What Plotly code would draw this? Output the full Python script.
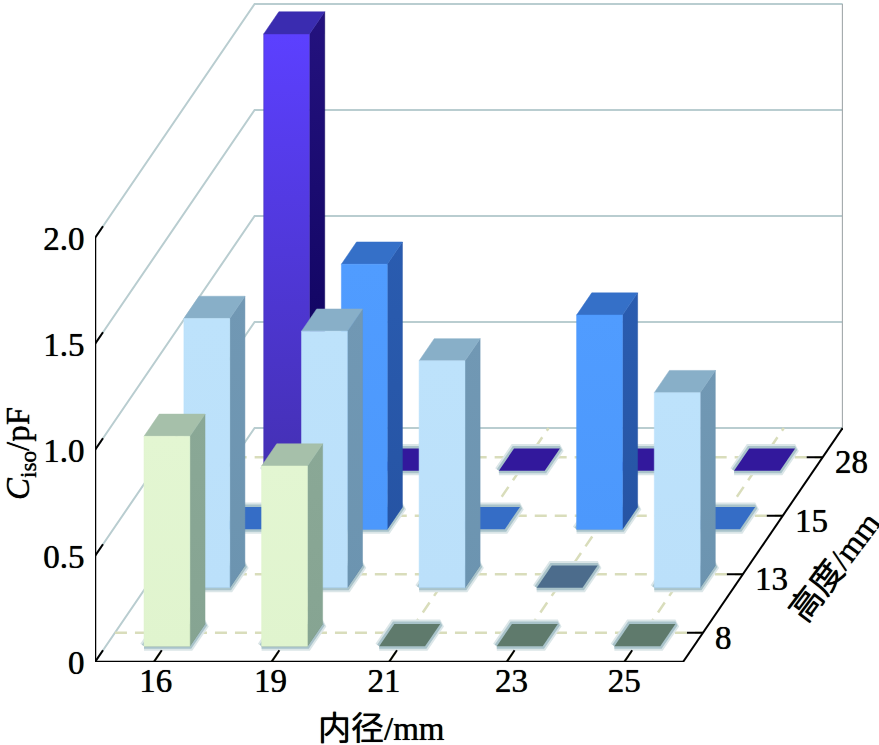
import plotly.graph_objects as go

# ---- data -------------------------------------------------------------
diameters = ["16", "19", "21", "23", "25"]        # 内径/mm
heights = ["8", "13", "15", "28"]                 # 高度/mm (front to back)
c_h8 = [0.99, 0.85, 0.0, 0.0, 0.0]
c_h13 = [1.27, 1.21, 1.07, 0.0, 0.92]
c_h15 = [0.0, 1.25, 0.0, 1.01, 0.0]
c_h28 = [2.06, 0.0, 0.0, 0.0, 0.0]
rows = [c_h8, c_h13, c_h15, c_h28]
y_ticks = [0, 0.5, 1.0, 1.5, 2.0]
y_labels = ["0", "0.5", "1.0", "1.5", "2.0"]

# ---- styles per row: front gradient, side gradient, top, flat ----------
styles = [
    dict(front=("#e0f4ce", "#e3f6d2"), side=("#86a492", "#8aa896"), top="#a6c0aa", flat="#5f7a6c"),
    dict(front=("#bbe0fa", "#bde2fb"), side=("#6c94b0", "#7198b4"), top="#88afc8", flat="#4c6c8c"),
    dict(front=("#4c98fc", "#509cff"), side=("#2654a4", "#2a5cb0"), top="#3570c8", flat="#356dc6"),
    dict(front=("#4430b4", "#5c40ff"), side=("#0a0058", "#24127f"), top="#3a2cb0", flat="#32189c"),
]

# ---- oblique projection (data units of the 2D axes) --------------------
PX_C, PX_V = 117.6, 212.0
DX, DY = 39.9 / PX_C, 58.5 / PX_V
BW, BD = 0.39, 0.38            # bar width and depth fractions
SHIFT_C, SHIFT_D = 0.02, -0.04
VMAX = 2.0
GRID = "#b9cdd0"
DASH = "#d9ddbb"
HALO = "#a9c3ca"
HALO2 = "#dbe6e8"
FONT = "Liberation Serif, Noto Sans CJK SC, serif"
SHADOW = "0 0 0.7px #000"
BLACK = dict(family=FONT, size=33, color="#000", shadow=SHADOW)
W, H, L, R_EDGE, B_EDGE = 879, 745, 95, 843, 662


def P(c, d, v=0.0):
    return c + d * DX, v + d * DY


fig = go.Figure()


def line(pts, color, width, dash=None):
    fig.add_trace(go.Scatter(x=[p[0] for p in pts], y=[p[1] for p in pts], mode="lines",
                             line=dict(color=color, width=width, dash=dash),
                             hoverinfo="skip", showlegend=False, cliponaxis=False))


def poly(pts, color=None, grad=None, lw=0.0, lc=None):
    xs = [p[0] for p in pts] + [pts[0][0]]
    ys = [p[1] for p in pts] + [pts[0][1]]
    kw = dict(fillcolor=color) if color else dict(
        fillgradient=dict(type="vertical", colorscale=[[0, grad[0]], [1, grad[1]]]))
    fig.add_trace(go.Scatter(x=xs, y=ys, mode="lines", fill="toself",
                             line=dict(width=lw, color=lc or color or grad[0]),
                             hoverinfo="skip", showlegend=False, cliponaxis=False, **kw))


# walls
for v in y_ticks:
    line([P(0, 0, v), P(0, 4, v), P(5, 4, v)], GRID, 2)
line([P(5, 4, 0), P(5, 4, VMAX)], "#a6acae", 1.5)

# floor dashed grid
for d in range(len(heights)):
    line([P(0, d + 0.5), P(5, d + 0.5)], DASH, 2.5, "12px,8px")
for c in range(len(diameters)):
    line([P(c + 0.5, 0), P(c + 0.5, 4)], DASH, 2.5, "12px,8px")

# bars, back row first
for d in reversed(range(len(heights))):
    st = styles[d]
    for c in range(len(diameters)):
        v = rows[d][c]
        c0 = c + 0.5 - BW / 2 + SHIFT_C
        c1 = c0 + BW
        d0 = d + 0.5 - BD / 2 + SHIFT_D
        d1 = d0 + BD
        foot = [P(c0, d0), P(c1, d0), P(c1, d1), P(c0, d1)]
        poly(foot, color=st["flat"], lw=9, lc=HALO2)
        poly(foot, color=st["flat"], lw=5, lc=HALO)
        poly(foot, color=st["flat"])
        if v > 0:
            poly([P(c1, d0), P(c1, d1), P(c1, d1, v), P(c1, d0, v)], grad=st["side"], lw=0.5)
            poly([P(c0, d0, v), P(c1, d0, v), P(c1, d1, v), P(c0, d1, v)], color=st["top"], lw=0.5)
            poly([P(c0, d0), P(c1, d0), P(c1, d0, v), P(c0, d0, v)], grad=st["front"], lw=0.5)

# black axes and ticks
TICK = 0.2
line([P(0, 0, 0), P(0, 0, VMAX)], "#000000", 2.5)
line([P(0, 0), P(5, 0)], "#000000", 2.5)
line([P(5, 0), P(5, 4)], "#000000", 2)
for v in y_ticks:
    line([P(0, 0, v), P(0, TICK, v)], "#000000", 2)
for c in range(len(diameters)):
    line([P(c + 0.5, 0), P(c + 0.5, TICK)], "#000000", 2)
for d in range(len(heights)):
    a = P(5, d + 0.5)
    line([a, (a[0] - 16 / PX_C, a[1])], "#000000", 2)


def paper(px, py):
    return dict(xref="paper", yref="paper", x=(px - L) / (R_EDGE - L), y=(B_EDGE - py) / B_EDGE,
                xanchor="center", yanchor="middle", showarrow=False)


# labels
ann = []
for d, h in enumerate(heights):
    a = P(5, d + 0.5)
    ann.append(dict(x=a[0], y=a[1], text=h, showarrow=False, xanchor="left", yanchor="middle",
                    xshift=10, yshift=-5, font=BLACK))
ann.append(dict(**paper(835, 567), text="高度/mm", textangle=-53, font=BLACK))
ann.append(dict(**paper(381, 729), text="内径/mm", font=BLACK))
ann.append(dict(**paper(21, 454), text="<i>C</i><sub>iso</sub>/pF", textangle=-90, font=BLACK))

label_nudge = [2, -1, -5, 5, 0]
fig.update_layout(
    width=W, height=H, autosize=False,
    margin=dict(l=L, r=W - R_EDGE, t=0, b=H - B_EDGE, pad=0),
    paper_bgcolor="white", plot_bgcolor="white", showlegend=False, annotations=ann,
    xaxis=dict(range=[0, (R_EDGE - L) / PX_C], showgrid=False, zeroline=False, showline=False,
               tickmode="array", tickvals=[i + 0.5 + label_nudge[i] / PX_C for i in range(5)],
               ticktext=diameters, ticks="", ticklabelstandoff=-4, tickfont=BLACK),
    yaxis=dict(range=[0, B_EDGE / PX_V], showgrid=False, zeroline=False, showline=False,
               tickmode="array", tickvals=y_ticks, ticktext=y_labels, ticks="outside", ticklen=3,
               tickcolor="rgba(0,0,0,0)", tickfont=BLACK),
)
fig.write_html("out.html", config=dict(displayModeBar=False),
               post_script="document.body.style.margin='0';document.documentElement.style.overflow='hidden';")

________

Repeat the material above in full and unchanged, minus its images.

What Plotly code would draw this? Output the full Python script.
import plotly.graph_objects as go

# ---- data -------------------------------------------------------------
diameters = ["16", "19", "21", "23", "25"]        # 内径/mm
heights = ["8", "13", "15", "28"]                 # 高度/mm (front to back)
c_h8 = [0.99, 0.85, 0.0, 0.0, 0.0]
c_h13 = [1.27, 1.21, 1.07, 0.0, 0.92]
c_h15 = [0.0, 1.25, 0.0, 1.01, 0.0]
c_h28 = [2.06, 0.0, 0.0, 0.0, 0.0]
rows = [c_h8, c_h13, c_h15, c_h28]
y_ticks = [0, 0.5, 1.0, 1.5, 2.0]
y_labels = ["0", "0.5", "1.0", "1.5", "2.0"]

# ---- styles per row: front gradient, side gradient, top, flat ----------
styles = [
    dict(front=("#e0f4ce", "#e3f6d2"), side=("#86a492", "#8aa896"), top="#a6c0aa", flat="#5f7a6c"),
    dict(front=("#bbe0fa", "#bde2fb"), side=("#6c94b0", "#7198b4"), top="#88afc8", flat="#4c6c8c"),
    dict(front=("#4c98fc", "#509cff"), side=("#2654a4", "#2a5cb0"), top="#3570c8", flat="#356dc6"),
    dict(front=("#4430b4", "#5c40ff"), side=("#0a0058", "#24127f"), top="#3a2cb0", flat="#32189c"),
]

# ---- oblique projection (data units of the 2D axes) --------------------
PX_C, PX_V = 117.6, 212.0
DX, DY = 39.9 / PX_C, 58.5 / PX_V
BW, BD = 0.39, 0.38            # bar width and depth fractions
SHIFT_C, SHIFT_D = 0.02, -0.04
VMAX = 2.0
GRID = "#b9cdd0"
DASH = "#d9ddbb"
HALO = "#a9c3ca"
HALO2 = "#dbe6e8"
FONT = "Liberation Serif, Noto Sans CJK SC, serif"
SHADOW = "0 0 0.7px #000"
BLACK = dict(family=FONT, size=33, color="#000", shadow=SHADOW)
W, H, L, R_EDGE, B_EDGE = 879, 745, 95, 843, 662


def P(c, d, v=0.0):
    return c + d * DX, v + d * DY


fig = go.Figure()


def line(pts, color, width, dash=None):
    fig.add_trace(go.Scatter(x=[p[0] for p in pts], y=[p[1] for p in pts], mode="lines",
                             line=dict(color=color, width=width, dash=dash),
                             hoverinfo="skip", showlegend=False, cliponaxis=False))


def poly(pts, color=None, grad=None, lw=0.0, lc=None):
    xs = [p[0] for p in pts] + [pts[0][0]]
    ys = [p[1] for p in pts] + [pts[0][1]]
    kw = dict(fillcolor=color) if color else dict(
        fillgradient=dict(type="vertical", colorscale=[[0, grad[0]], [1, grad[1]]]))
    fig.add_trace(go.Scatter(x=xs, y=ys, mode="lines", fill="toself",
                             line=dict(width=lw, color=lc or color or grad[0]),
                             hoverinfo="skip", showlegend=False, cliponaxis=False, **kw))


# walls
for v in y_ticks:
    line([P(0, 0, v), P(0, 4, v), P(5, 4, v)], GRID, 2)
line([P(5, 4, 0), P(5, 4, VMAX)], "#a6acae", 1.5)

# floor dashed grid
for d in range(len(heights)):
    line([P(0, d + 0.5), P(5, d + 0.5)], DASH, 2.5, "12px,8px")
for c in range(len(diameters)):
    line([P(c + 0.5, 0), P(c + 0.5, 4)], DASH, 2.5, "12px,8px")

# bars, back row first
for d in reversed(range(len(heights))):
    st = styles[d]
    for c in range(len(diameters)):
        v = rows[d][c]
        c0 = c + 0.5 - BW / 2 + SHIFT_C
        c1 = c0 + BW
        d0 = d + 0.5 - BD / 2 + SHIFT_D
        d1 = d0 + BD
        foot = [P(c0, d0), P(c1, d0), P(c1, d1), P(c0, d1)]
        poly(foot, color=st["flat"], lw=9, lc=HALO2)
        poly(foot, color=st["flat"], lw=5, lc=HALO)
        poly(foot, color=st["flat"])
        if v > 0:
            poly([P(c1, d0), P(c1, d1), P(c1, d1, v), P(c1, d0, v)], grad=st["side"], lw=0.5)
            poly([P(c0, d0, v), P(c1, d0, v), P(c1, d1, v), P(c0, d1, v)], color=st["top"], lw=0.5)
            poly([P(c0, d0), P(c1, d0), P(c1, d0, v), P(c0, d0, v)], grad=st["front"], lw=0.5)

# black axes and ticks
TICK = 0.2
line([P(0, 0, 0), P(0, 0, VMAX)], "#000000", 2.5)
line([P(0, 0), P(5, 0)], "#000000", 2.5)
line([P(5, 0), P(5, 4)], "#000000", 2)
for v in y_ticks:
    line([P(0, 0, v), P(0, TICK, v)], "#000000", 2)
for c in range(len(diameters)):
    line([P(c + 0.5, 0), P(c + 0.5, TICK)], "#000000", 2)
for d in range(len(heights)):
    a = P(5, d + 0.5)
    line([a, (a[0] - 16 / PX_C, a[1])], "#000000", 2)


def paper(px, py):
    return dict(xref="paper", yref="paper", x=(px - L) / (R_EDGE - L), y=(B_EDGE - py) / B_EDGE,
                xanchor="center", yanchor="middle", showarrow=False)


# labels
ann = []
for d, h in enumerate(heights):
    a = P(5, d + 0.5)
    ann.append(dict(x=a[0], y=a[1], text=h, showarrow=False, xanchor="left", yanchor="middle",
                    xshift=10, yshift=-5, font=BLACK))
ann.append(dict(**paper(835, 567), text="高度/mm", textangle=-53, font=BLACK))
ann.append(dict(**paper(381, 729), text="内径/mm", font=BLACK))
ann.append(dict(**paper(21, 454), text="<i>C</i><sub>iso</sub>/pF", textangle=-90, font=BLACK))

label_nudge = [2, -1, -5, 5, 0]
fig.update_layout(
    width=W, height=H, autosize=False,
    margin=dict(l=L, r=W - R_EDGE, t=0, b=H - B_EDGE, pad=0),
    paper_bgcolor="white", plot_bgcolor="white", showlegend=False, annotations=ann,
    xaxis=dict(range=[0, (R_EDGE - L) / PX_C], showgrid=False, zeroline=False, showline=False,
               tickmode="array", tickvals=[i + 0.5 + label_nudge[i] / PX_C for i in range(5)],
               ticktext=diameters, ticks="", ticklabelstandoff=-4, tickfont=BLACK),
    yaxis=dict(range=[0, B_EDGE / PX_V], showgrid=False, zeroline=False, showline=False,
               tickmode="array", tickvals=y_ticks, ticktext=y_labels, ticks="outside", ticklen=3,
               tickcolor="rgba(0,0,0,0)", tickfont=BLACK),
)
fig.write_html("out.html", config=dict(displayModeBar=False),
               post_script="document.body.style.margin='0';document.documentElement.style.overflow='hidden';")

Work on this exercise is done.